Moving forward, every successive year in your food plot plan should bring more noticeable benefits. Hunting and viewing opportunities will continue to be strong, as more deer are attracted to your property and more deer make your land their home. As a result, your opportunities to make management decisions will continue to increase every year, too.
Nutritional benefits, though, will most likely provide the greatest improvements during the longer term. With a year-round food plot system filling the gaps during lulls in natural food availability, fawn recruitment, body size, antler growth and many other metrics for deer health will likely continue to improve to some degree.
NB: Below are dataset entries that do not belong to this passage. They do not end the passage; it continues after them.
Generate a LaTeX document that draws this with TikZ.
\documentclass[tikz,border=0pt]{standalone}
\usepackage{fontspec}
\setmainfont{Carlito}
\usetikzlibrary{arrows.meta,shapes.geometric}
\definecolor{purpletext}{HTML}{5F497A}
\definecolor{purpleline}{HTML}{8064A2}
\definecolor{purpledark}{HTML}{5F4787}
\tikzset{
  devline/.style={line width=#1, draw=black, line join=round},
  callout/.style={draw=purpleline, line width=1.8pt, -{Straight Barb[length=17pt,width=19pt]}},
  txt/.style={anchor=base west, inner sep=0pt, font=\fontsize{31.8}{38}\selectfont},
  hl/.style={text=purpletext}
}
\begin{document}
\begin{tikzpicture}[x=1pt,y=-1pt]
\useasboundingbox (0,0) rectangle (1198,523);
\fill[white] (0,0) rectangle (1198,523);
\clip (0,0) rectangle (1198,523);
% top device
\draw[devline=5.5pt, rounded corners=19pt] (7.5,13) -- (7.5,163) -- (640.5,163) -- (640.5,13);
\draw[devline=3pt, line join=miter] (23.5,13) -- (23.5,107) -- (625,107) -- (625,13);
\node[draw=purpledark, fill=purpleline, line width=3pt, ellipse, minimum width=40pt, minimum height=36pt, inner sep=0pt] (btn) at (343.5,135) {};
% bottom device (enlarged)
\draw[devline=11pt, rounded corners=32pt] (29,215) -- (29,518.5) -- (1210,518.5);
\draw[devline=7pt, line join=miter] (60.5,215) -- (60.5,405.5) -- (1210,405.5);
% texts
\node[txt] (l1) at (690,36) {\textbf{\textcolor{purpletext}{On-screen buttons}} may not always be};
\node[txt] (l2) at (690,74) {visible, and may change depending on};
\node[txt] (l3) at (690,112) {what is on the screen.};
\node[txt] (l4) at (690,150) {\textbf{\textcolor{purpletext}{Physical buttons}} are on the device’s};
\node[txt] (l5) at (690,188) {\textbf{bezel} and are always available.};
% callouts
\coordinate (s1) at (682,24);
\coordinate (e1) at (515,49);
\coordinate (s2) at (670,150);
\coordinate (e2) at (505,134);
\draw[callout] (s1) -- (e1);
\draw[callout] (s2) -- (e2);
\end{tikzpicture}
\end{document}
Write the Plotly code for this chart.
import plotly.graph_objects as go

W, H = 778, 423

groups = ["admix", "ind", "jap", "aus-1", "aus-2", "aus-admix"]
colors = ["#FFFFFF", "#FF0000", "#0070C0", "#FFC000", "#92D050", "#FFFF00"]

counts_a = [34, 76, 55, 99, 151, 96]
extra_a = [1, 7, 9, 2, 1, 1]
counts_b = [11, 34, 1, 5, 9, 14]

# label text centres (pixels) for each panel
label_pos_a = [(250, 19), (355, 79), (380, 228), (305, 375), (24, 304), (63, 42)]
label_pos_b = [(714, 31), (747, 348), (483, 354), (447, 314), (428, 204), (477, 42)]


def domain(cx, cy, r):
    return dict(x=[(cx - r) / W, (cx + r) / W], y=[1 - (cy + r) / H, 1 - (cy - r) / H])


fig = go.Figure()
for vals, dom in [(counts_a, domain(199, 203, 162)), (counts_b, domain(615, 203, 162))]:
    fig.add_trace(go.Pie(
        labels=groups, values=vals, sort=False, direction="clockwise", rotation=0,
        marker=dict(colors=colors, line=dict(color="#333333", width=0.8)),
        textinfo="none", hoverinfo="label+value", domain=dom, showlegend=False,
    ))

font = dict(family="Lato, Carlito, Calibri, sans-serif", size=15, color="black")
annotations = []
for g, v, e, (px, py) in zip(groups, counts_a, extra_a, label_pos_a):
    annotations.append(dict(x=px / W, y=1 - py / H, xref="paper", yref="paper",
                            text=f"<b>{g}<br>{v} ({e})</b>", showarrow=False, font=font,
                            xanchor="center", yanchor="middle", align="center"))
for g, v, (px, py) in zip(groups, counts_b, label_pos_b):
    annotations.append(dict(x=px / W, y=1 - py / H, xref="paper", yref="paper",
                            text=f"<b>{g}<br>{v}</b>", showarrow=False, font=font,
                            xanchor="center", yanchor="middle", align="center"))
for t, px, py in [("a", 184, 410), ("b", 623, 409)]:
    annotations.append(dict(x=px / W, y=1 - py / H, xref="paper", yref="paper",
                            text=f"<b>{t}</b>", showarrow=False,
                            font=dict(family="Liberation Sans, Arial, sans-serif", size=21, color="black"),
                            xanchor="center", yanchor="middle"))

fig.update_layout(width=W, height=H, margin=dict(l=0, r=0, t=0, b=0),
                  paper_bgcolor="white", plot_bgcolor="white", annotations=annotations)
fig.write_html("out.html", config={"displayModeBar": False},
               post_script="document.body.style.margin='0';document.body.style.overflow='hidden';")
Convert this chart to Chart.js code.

In fact, according to a report from Texas A&M University, “Researchers in Mississippi found that maintaining 0.5 percent of an area in year-round agronomic food plots increased body mass, number of antler points, beam circumferences and beam lengths of white-tailed deer.” A study in Louisiana showed that yearling deer “exhibited a 19 percent increase in live weights following establishment of cool-season food plots.”
Those types of results will, of course, vary depending on the food sources available outside your plots. But whether you’re in an area of heavy agriculture production or the big woods of the Northeast, providing additional high-nutrition options for the herd will certainly help.
Two years and change. That’s how long it’s been since that initial encounter described at the beginning of this piece. Just last night, the benefits of that plot came to a head.
It was 45 minutes before dark, and I was again perched high above the food plot, now an established, consistent all-you-can-eat buffet for local deer. As light faded, numerous deer emerged and headed into the plot, plump, content and comfortable — a pattern that has become nearly like clockwork. And then, a shining white set of antlers atop a stout 3-year-old Michigan buck emerged from the nearby standing corn and headed toward me on a mission. He’d obviously been there before — possibly many times during his three years.
First, he nibbled on some Whitetail Oats Plus. Then he meandered into a strip of Winter-Greens and finally returned to the oats. And there in the lush carpet of green, my arrow met its mark and completed a cycle that was years in the making.
During the three seasons that plot has been in the ground, I’ve seen multiple mature bucks, fed and nourished dozens of deer, watched and harvested numerous does, shared a successful hunt with my dad for the first time in years, and finally, three years later, filled my tag on a big-racked buck.
Whether it’s Year 1, 3 or 10, the answer to the food plot question seems obvious. The benefits are immediate, long-term and everything in between. So what are you waiting for?